→ **JOB**
Please print exactly the lines below, from the start of the material up to and including the line with "const yTicks = [0.75, 1.00, 1.25, 1.50, 1.75, 2.00];", but none of the pictures.
◆ ◆ ◆
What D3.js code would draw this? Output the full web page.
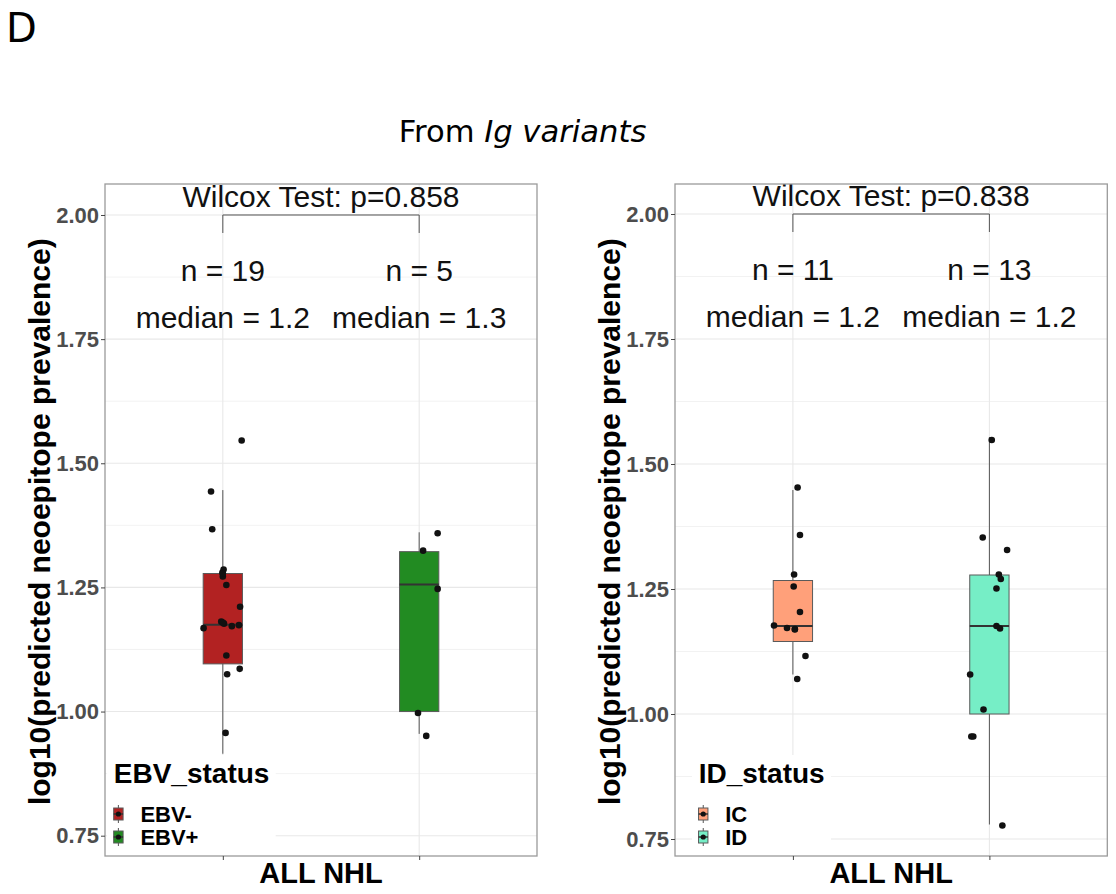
<!DOCTYPE html>
<html>
<head>
<meta charset="utf-8">
<script src="https://cdn.jsdelivr.net/npm/d3@7"></script>
<style>
  html, body { margin: 0; padding: 0; background: #fff; }
  svg { display: block; }
</style>
</head>
<body>
<script>
// ---- Data ---------------------------------------------------------------
const yTicks = [0.75, 1.00, 1.25, 1.50, 1.75, 2.00];

// Panel 1: EBV status
const groupsEBV = ["EBV-", "EBV+"];
const colorsEBV = ["#B22222", "#228B22"];
const countsEBV = [19, 5];
const pValueEBV = 0.858;
// box summaries: [lower whisker, Q1, median, Q3, upper whisker]
const boxEBVneg = [0.915, 1.096, 1.175, 1.278, 1.446];
const boxEBVpos = [0.955, 1.000, 1.256, 1.322, 1.361];
const valsEBVneg = [1.546, 1.443, 1.367, 1.286, 1.280, 1.272, 1.255, 1.211, 1.181, 1.177,
                    1.172, 1.174, 1.168, 1.113, 1.086, 1.075, 0.957, 1.278, 1.179];
const jitEBVneg  = [0.48, -0.30, -0.27, 0.02, -0.01, 0.00, 0.09, 0.44, -0.04, 0.03,
                    0.23, 0.41, -0.49, 0.09, 0.43, 0.11, 0.07, 0.00, 0.00];
const valsEBVpos = [1.359, 1.324, 1.247, 0.997, 0.951];
const jitEBVpos  = [0.47, 0.10, 0.47, -0.03, 0.18];

// Panel 2: ID status
const groupsID = ["IC", "ID"];
const colorsID = ["#FFA07A", "#76EEC6"];
const countsID = [11, 13];
const pValueID = 0.838;
const boxIC = [1.079, 1.145, 1.176, 1.267, 1.448];
const boxID = [0.779, 1.000, 1.176, 1.278, 1.554];
const valsIC = [1.453, 1.358, 1.279, 1.255, 1.204, 1.177, 1.172, 1.169, 1.116, 1.070, 1.170];
const jitIC  = [0.12, 0.18, 0.03, 0.02, 0.18, -0.48, -0.15, 0.05, 0.32, 0.11, 0.05];
const valsID = [1.548, 1.353, 1.328, 1.279, 1.270, 1.251, 1.176, 1.171, 1.079, 1.009, 0.955, 0.955, 0.777];
const jitID  = [0.06, -0.17, 0.45, 0.24, 0.29, 0.18, 0.18, 0.27, -0.49, -0.15, -0.46, -0.41, 0.33];

// ---- Figure ---------------------------------------------------------------
const W = 1116, H = 894;
const SANS = "'Liberation Sans', Arial, Helvetica, sans-serif";
const svg = d3.select("body").append("svg").attr("width", W).attr("height", H);
svg.append("rect").attr("width", W).attr("height", H).attr("fill", "#fff");

svg.append("text").attr("x", 6).attr("y", 42)
  .style("font-family", "'DejaVu Sans', sans-serif").style("font-size", "40px")
  .attr("fill", "#000").text("D");

const title = svg.append("text").attr("x", 522.5).attr("y", 141.7)
  .attr("text-anchor", "middle")
  .style("font-family", "'DejaVu Sans', sans-serif").style("font-size", "30.6px")
  .attr("fill", "#000");
title.append("tspan").text("From ");
title.append("tspan").style("font-style", "italic").text("Ig variants");

function drawPanel(p) {
  const g = svg.append("g");
  const y = d3.scaleLinear().domain(p.yDomain).range([p.y1, p.y0]);
  const x = d3.scalePoint().domain(p.groups).range([p.x0, p.x1]).padding(0.6);
  const bw = x.step() * 0.2;
  const minor = d3.pairs(yTicks).map(([a, b]) => (a + b) / 2);

  // grid
  const grid = g.append("g");
  grid.selectAll(".minor").data(minor).join("line")
    .attr("x1", p.x0).attr("x2", p.x1)
    .attr("y1", d => y(d)).attr("y2", d => y(d))
    .attr("stroke", "#EFEFEF").attr("stroke-width", 0.8);
  grid.selectAll(".major").data(yTicks).join("line")
    .attr("x1", p.x0).attr("x2", p.x1)
    .attr("y1", d => y(d)).attr("y2", d => y(d))
    .attr("stroke", "#E8E8E8").attr("stroke-width", 1.1);
  grid.selectAll(".vmajor").data(p.groups).join("line")
    .attr("x1", d => x(d)).attr("x2", d => x(d))
    .attr("y1", p.y0).attr("y2", p.y1)
    .attr("stroke", "#E8E8E8").attr("stroke-width", 1.1);

  // boxes
  p.groups.forEach((grp, i) => {
    const [lo, q1, med, q3, hi] = p.boxes[i];
    const cx = x(grp);
    g.append("line").attr("x1", cx).attr("x2", cx)
      .attr("y1", y(hi)).attr("y2", y(lo))
      .attr("stroke", "#555").attr("stroke-width", 1);
    g.append("rect").attr("x", cx - bw / 2).attr("width", bw)
      .attr("y", y(q3)).attr("height", y(q1) - y(q3))
      .attr("fill", p.colors[i]).attr("stroke", "#5a5a5a").attr("stroke-width", 1);
    g.append("line").attr("x1", cx - bw / 2).attr("x2", cx + bw / 2)
      .attr("y1", y(med)).attr("y2", y(med))
      .attr("stroke", "#333").attr("stroke-width", 2);
  });

  // jittered points
  p.groups.forEach((grp, i) => {
    const pts = p.values[i].map((v, k) => ({ v, j: p.jitter[i][k] }));
    g.append("g").selectAll("circle").data(pts).join("circle")
      .attr("cx", d => x(grp) + d.j * bw)
      .attr("cy", d => y(d.v))
      .attr("r", 3.3).attr("fill", "#111");
  });

  // comparison bracket + test label
  const by = y(2.0);
  const xa = x(p.groups[0]), xb = x(p.groups[1]);
  g.append("path")
    .attr("d", `M${xa},${by + 18}V${by}H${xb}V${by + 18}`)
    .attr("fill", "none").attr("stroke", "#555").attr("stroke-width", 1);
  g.append("text").attr("x", (xa + xb) / 2).attr("y", by - 7.7)
    .attr("text-anchor", "middle")
    .style("font-family", SANS).style("font-size", "30px").attr("fill", "#111")
    .text(`Wilcox Test: p=${p.pValue.toFixed(3)}`);

  // n / median annotations
  p.groups.forEach((grp, i) => {
    g.append("text").attr("x", x(grp)).attr("y", by + 66)
      .attr("text-anchor", "middle")
      .style("font-family", SANS).style("font-size", "30px").attr("fill", "#111")
      .text(`n = ${p.counts[i]}`);
    g.append("text").attr("x", x(grp)).attr("y", by + 112.7)
      .attr("text-anchor", "middle")
      .style("font-family", SANS).style("font-size", "30px").attr("fill", "#111")
      .text(`median = ${p.boxes[i][2].toFixed(1)}`);
  });

  // legend (inside panel, bottom-left)
  const leg = g.append("g");
  const legBg = leg.append("rect").attr("fill", "#fff");
  const legTitle = leg.append("text").attr("y", 783.3)
    .style("font-family", SANS).style("font-size", "28px").style("font-weight", "bold")
    .attr("fill", "#000").text(p.legendTitle);
  const tw = legTitle.node().getComputedTextLength();
  const lw = tw + 13;
  const lx = p.x0 + 0.2 * (p.x1 - p.x0) - lw / 2;
  legBg.attr("x", lx).attr("y", 755).attr("width", lw).attr("height", p.y1 - 755 - 0.7);
  legTitle.attr("x", lx + 6.7);
  const keyY = [814, 837];
  p.groups.forEach((grp, i) => {
    const kx = lx + 11.3, ky = keyY[i];
    leg.append("line").attr("x1", kx).attr("x2", kx).attr("y1", ky - 9).attr("y2", ky + 9)
      .attr("stroke", "#555").attr("stroke-width", 1);
    leg.append("rect").attr("x", kx - 4.7).attr("y", ky - 6).attr("width", 9.4).attr("height", 12)
      .attr("fill", p.colors[i]).attr("stroke", "#5a5a5a").attr("stroke-width", 1);
    leg.append("line").attr("x1", kx - 4.7).attr("x2", kx + 4.7).attr("y1", ky).attr("y2", ky)
      .attr("stroke", "#333").attr("stroke-width", 1.5);
    leg.append("circle").attr("cx", kx).attr("cy", ky).attr("r", 2.6).attr("fill", "#111");
    leg.append("text").attr("x", lx + 33.3).attr("y", ky + 7.5)
      .style("font-family", SANS).style("font-size", "22px").style("font-weight", "bold")
      .attr("fill", "#000").text(grp);
  });

  // panel border
  g.append("rect").attr("x", p.x0).attr("y", p.y0)
    .attr("width", p.x1 - p.x0).attr("height", p.y1 - p.y0)
    .attr("fill", "none").attr("stroke", "#9A9A9A").attr("stroke-width", 1.3);

  // axes
  const ya = g.append("g").attr("transform", `translate(${p.x0},0)`)
    .call(d3.axisLeft(y).tickValues(yTicks).tickFormat(d3.format(".2f")).tickSize(4).tickPadding(2));
  ya.select(".domain").remove();
  ya.selectAll("line").attr("stroke", "#444");
  ya.selectAll("text").style("font-family", SANS).style("font-size", "22px")
    .style("font-weight", "bold").attr("fill", "#4D4D4D");

  const xa2 = g.append("g").attr("transform", `translate(0,${p.y1})`)
    .call(d3.axisBottom(x).tickSize(4).tickFormat(""));
  xa2.select(".domain").remove();
  xa2.selectAll("line").attr("stroke", "#444");

  g.append("text").attr("x", (p.x0 + p.x1) / 2).attr("y", 882.7)
    .attr("text-anchor", "middle")
    .style("font-family", SANS).style("font-size", "29px").style("font-weight", "bold")
    .attr("fill", "#000").text(p.xLabel);

  g.append("text").attr("transform", `translate(${p.x0 - 55},521.7) rotate(-90)`)
    .attr("text-anchor", "middle")
    .style("font-family", SANS).style("font-size", "30px").style("font-weight", "bold")
    .attr("fill", "#000").text("log10(predicted neoepitope prevalence)");
}

drawPanel({
  x0: 105, x1: 537, y0: 184, y1: 856,
  yDomain: [0.7091, 2.0624],
  groups: groupsEBV, colors: colorsEBV, counts: countsEBV, pValue: pValueEBV,
  boxes: [boxEBVneg, boxEBVpos],
  values: [valsEBVneg, valsEBVpos], jitter: [jitEBVneg, jitEBVpos],
  legendTitle: "EBV_status", xLabel: "ALL NHL"
});

drawPanel({
  x0: 675, x1: 1107.3, y0: 184, y1: 856,
  yDomain: [0.716, 2.06],
  groups: groupsID, colors: colorsID, counts: countsID, pValue: pValueID,
  boxes: [boxIC, boxID],
  values: [valsIC, valsID], jitter: [jitIC, jitID],
  legendTitle: "ID_status", xLabel: "ALL NHL"
});
</script>
</body>
</html>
◆ ◆ ◆
→ **THE COMPLETED TASK**
What D3.js code would draw this? Output the full web page.
<!DOCTYPE html>
<html>
<head>
<meta charset="utf-8">
<script src="https://cdn.jsdelivr.net/npm/d3@7"></script>
<style>
  html, body { margin: 0; padding: 0; background: #fff; }
  svg { display: block; }
</style>
</head>
<body>
<script>
// ---- Data ---------------------------------------------------------------
const yTicks = [0.75, 1.00, 1.25, 1.50, 1.75, 2.00];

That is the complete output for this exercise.